SHORT PROBLEM
Return the data exactly, with all pictures removed.

-*-

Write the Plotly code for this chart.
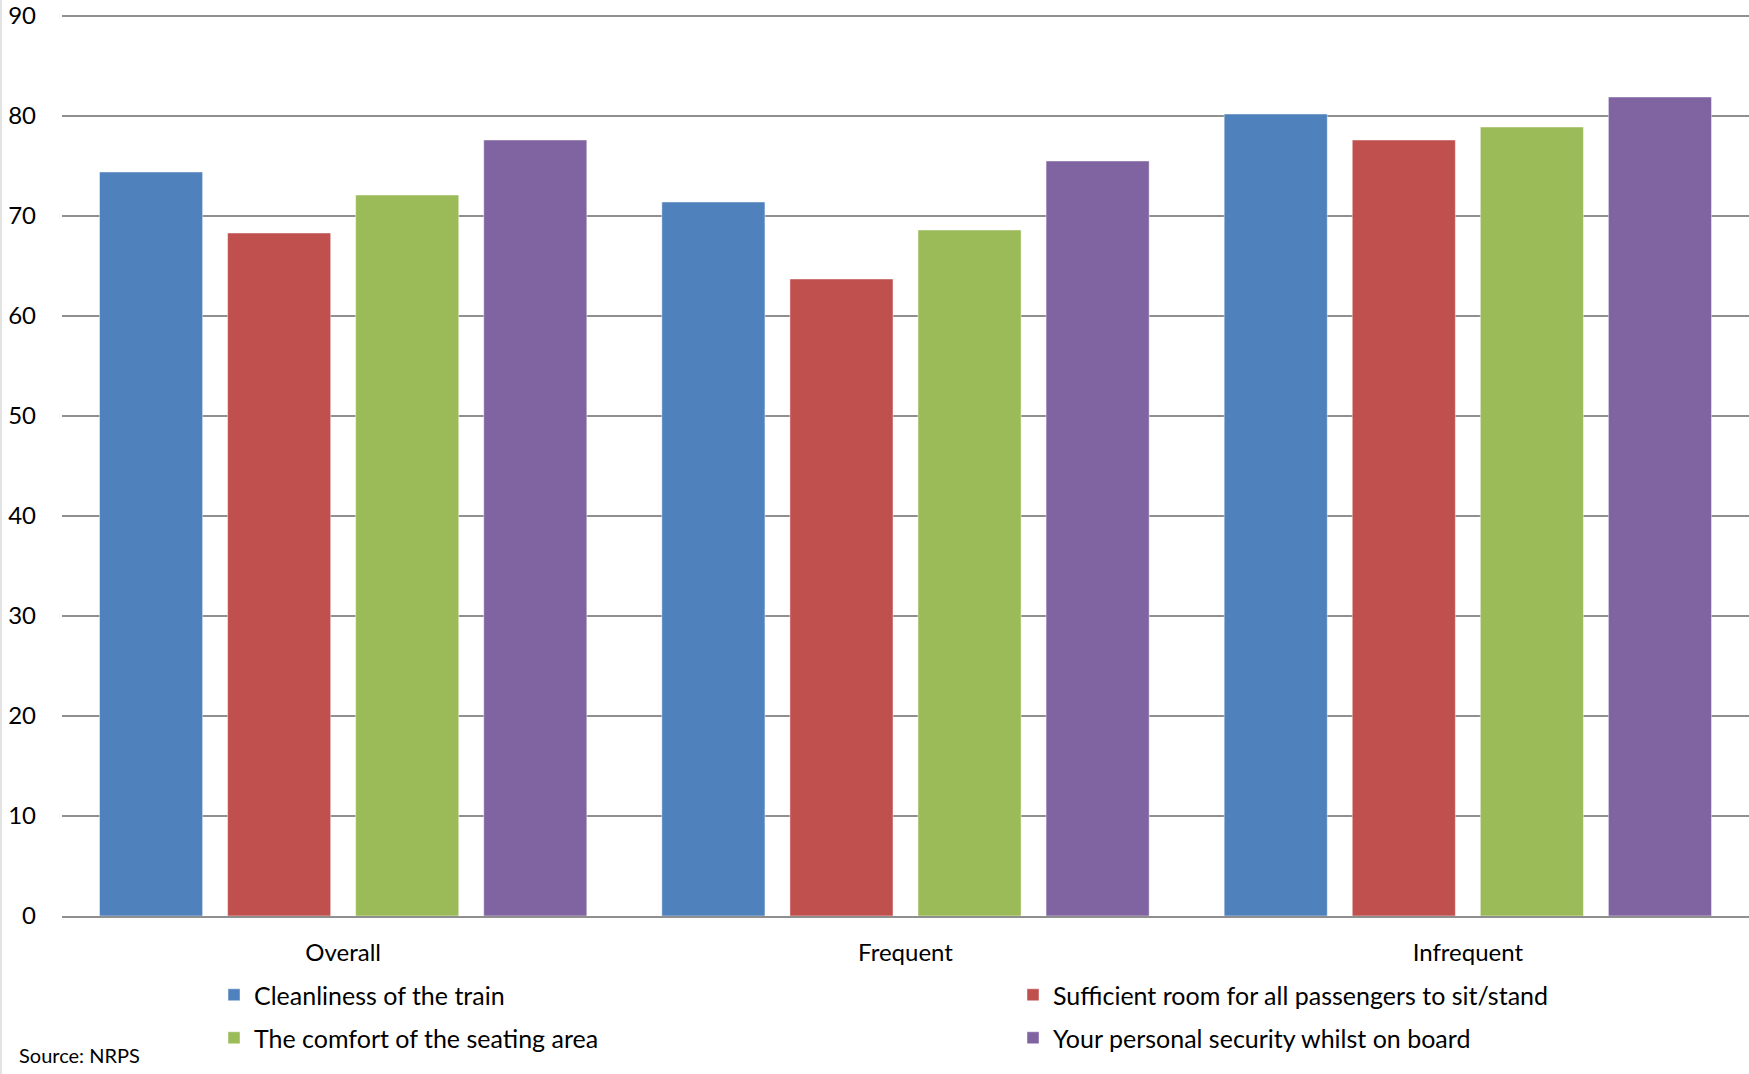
import plotly.graph_objects as go

categories = ["Overall", "Frequent", "Infrequent"]
series_names = [
    "Cleanliness of the train",
    "Sufficient room for all passengers to sit/stand",
    "The comfort of the seating area",
    "Your personal security whilst on board",
]
cleanliness = [74.4, 71.4, 80.2]
room = [68.3, 63.7, 77.6]
comfort = [72.1, 68.6, 78.9]
security = [77.6, 75.5, 81.9]
y_ticks = [0, 10, 20, 30, 40, 50, 60, 70, 80, 90]

colors = ["#4F81BD", "#C0504D", "#9BBB59", "#8064A2"]
values = [cleanliness, room, comfort, security]
legend_ids = ["legend", "legend2", "legend3", "legend4"]

FONT = "Lato"
W, H = 1749, 1074
L, R, T, B = 62, 0, 14, 158
PW, PH = W - L - R, H - T - B

fig = go.Figure()
for name, vals, col, lg in zip(series_names, values, colors, legend_ids):
    fig.add_trace(go.Bar(
        x=categories, y=vals, name=name, legend=lg,
        marker=dict(color=col, line=dict(color="rgba(255,255,255,0.45)", width=1)),
    ))


def px_x(px):
    return (px - L) / PW


def px_y(py):
    return (H - B - py) / PH


def legend_at(px, py):
    return dict(
        x=px_x(px), y=px_y(py), xanchor="left", yanchor="middle",
        orientation="h",
        font=dict(family=FONT, size=25, color="#000000"),
        bgcolor="rgba(0,0,0,0)", borderwidth=0,
    )


fig.update_layout(
    width=W, height=H,
    margin=dict(l=L, r=R, t=T, b=B, autoexpand=False),
    paper_bgcolor="white", plot_bgcolor="white",
    barmode="group", bargap=0.089, bargroupgap=0.195,
    font=dict(family=FONT, size=24, color="#000000"),
    showlegend=True,
    legend=legend_at(214, 995),
    legend2=legend_at(1013, 995),
    legend3=legend_at(214, 1038),
    legend4=legend_at(1013, 1038),
    xaxis=dict(
        showgrid=False, showline=True, linecolor="#8f8f8f", linewidth=2,
        ticks="", ticklabelstandoff=14, automargin=False,
        tickfont=dict(family=FONT, size=24, color="#000000"),
    ),
    yaxis=dict(
        range=[0, 90.2], tickvals=y_ticks, showgrid=True, gridcolor="#8f8f8f",
        gridwidth=2, zeroline=False, showline=False, ticks="",
        ticklabelstandoff=25, automargin=False,
        tickfont=dict(family=FONT, size=24, color="#000000"),
    ),
    annotations=[dict(
        text="Source: NRPS", xref="paper", yref="paper",
        x=px_x(17), y=px_y(1055), xanchor="left", yanchor="middle",
        showarrow=False, font=dict(family=FONT, size=20, color="#000000"),
    )],
    shapes=[dict(
        type="line", xref="paper", yref="paper",
        x0=px_x(1), x1=px_x(1), y0=px_y(0), y1=px_y(H),
        line=dict(color="#e3e3e3", width=2),
    )],
)

fig.write_html(
    "out.html",
    config={"displayModeBar": False},
    post_script="document.body.style.margin='0';document.body.style.padding='0';",
)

-*-

REPLY
Write the Plotly code for this chart.
import plotly.graph_objects as go

categories = ["Overall", "Frequent", "Infrequent"]
series_names = [
    "Cleanliness of the train",
    "Sufficient room for all passengers to sit/stand",
    "The comfort of the seating area",
    "Your personal security whilst on board",
]
cleanliness = [74.4, 71.4, 80.2]
room = [68.3, 63.7, 77.6]
comfort = [72.1, 68.6, 78.9]
security = [77.6, 75.5, 81.9]
y_ticks = [0, 10, 20, 30, 40, 50, 60, 70, 80, 90]

colors = ["#4F81BD", "#C0504D", "#9BBB59", "#8064A2"]
values = [cleanliness, room, comfort, security]
legend_ids = ["legend", "legend2", "legend3", "legend4"]

FONT = "Lato"
W, H = 1749, 1074
L, R, T, B = 62, 0, 14, 158
PW, PH = W - L - R, H - T - B

fig = go.Figure()
for name, vals, col, lg in zip(series_names, values, colors, legend_ids):
    fig.add_trace(go.Bar(
        x=categories, y=vals, name=name, legend=lg,
        marker=dict(color=col, line=dict(color="rgba(255,255,255,0.45)", width=1)),
    ))


def px_x(px):
    return (px - L) / PW


def px_y(py):
    return (H - B - py) / PH


def legend_at(px, py):
    return dict(
        x=px_x(px), y=px_y(py), xanchor="left", yanchor="middle",
        orientation="h",
        font=dict(family=FONT, size=25, color="#000000"),
        bgcolor="rgba(0,0,0,0)", borderwidth=0,
    )


fig.update_layout(
    width=W, height=H,
    margin=dict(l=L, r=R, t=T, b=B, autoexpand=False),
    paper_bgcolor="white", plot_bgcolor="white",
    barmode="group", bargap=0.089, bargroupgap=0.195,
    font=dict(family=FONT, size=24, color="#000000"),
    showlegend=True,
    legend=legend_at(214, 995),
    legend2=legend_at(1013, 995),
    legend3=legend_at(214, 1038),
    legend4=legend_at(1013, 1038),
    xaxis=dict(
        showgrid=False, showline=True, linecolor="#8f8f8f", linewidth=2,
        ticks="", ticklabelstandoff=14, automargin=False,
        tickfont=dict(family=FONT, size=24, color="#000000"),
    ),
    yaxis=dict(
        range=[0, 90.2], tickvals=y_ticks, showgrid=True, gridcolor="#8f8f8f",
        gridwidth=2, zeroline=False, showline=False, ticks="",
        ticklabelstandoff=25, automargin=False,
        tickfont=dict(family=FONT, size=24, color="#000000"),
    ),
    annotations=[dict(
        text="Source: NRPS", xref="paper", yref="paper",
        x=px_x(17), y=px_y(1055), xanchor="left", yanchor="middle",
        showarrow=False, font=dict(family=FONT, size=20, color="#000000"),
    )],
    shapes=[dict(
        type="line", xref="paper", yref="paper",
        x0=px_x(1), x1=px_x(1), y0=px_y(0), y1=px_y(H),
        line=dict(color="#e3e3e3", width=2),
    )],
)

fig.write_html(
    "out.html",
    config={"displayModeBar": False},
    post_script="document.body.style.margin='0';document.body.style.padding='0';",
)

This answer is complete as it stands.